Acknowledging that Project Match as a welfare-to-work program had run its course, the nonprofit was dissolved as its own entity in 2013 and folded into Erikson’s Herr Research Center for Children and Social Policy. The Research Center was established in 1997 with generous gifts from Herr’s husband Jeffrey.

“Now that we are at Erikson, we asked ourselves, should we shift our focus from adults in their role as workers to their roles as parents?” says Herr. “Or, more importantly, should we try to figure out what is going on with the children?”

She realized that, even with parental involvement, disadvantaged children’s futures were dependent on their own abilities to stabilize. One observation that stayed with her from her eight years of teaching in Cabrini-Green was that the children seldom had the opportunity to improve at anything.

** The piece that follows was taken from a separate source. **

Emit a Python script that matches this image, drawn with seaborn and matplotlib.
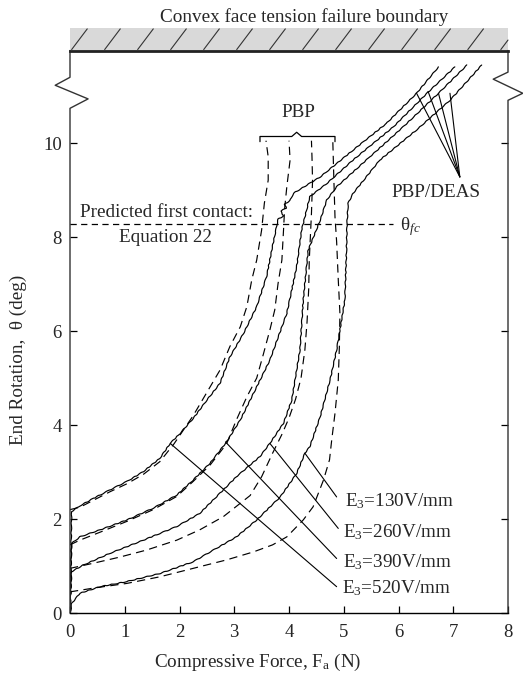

“Helping children become good at something is very labor-intensive for parents, and typically takes money,” says Herr. “Children in low-income neighborhoods may have the opportunity to take a class in dancing or theater, but when it’s over, it’s over. There is seldom an opportunity to move up to the next level, which often requires leaving the neighborhood. We need ways for them to move up, but the question is, how?”

Her most recent work is creating a version of the incremental ladder for children, so they can see themselves improving at something both in and out of school.

Professor Fran Stott joined Erikson’s faculty at the same time Herr began her graduate studies. Stott saw the promise of Herr’s research early on, and later became a member of Project Match’s board.

“What made the project so wonderful is that it combined program development — which was grounded in an understanding of human complexity and social forces — with ongoing research, each contributing to and strengthening the other,” she says. “Toby’s research never flinched from reporting the data in a forthright, honest manner.”

Stott is excited by the next stage of Herr’s work. “It will be fun to see what she cooks up next.”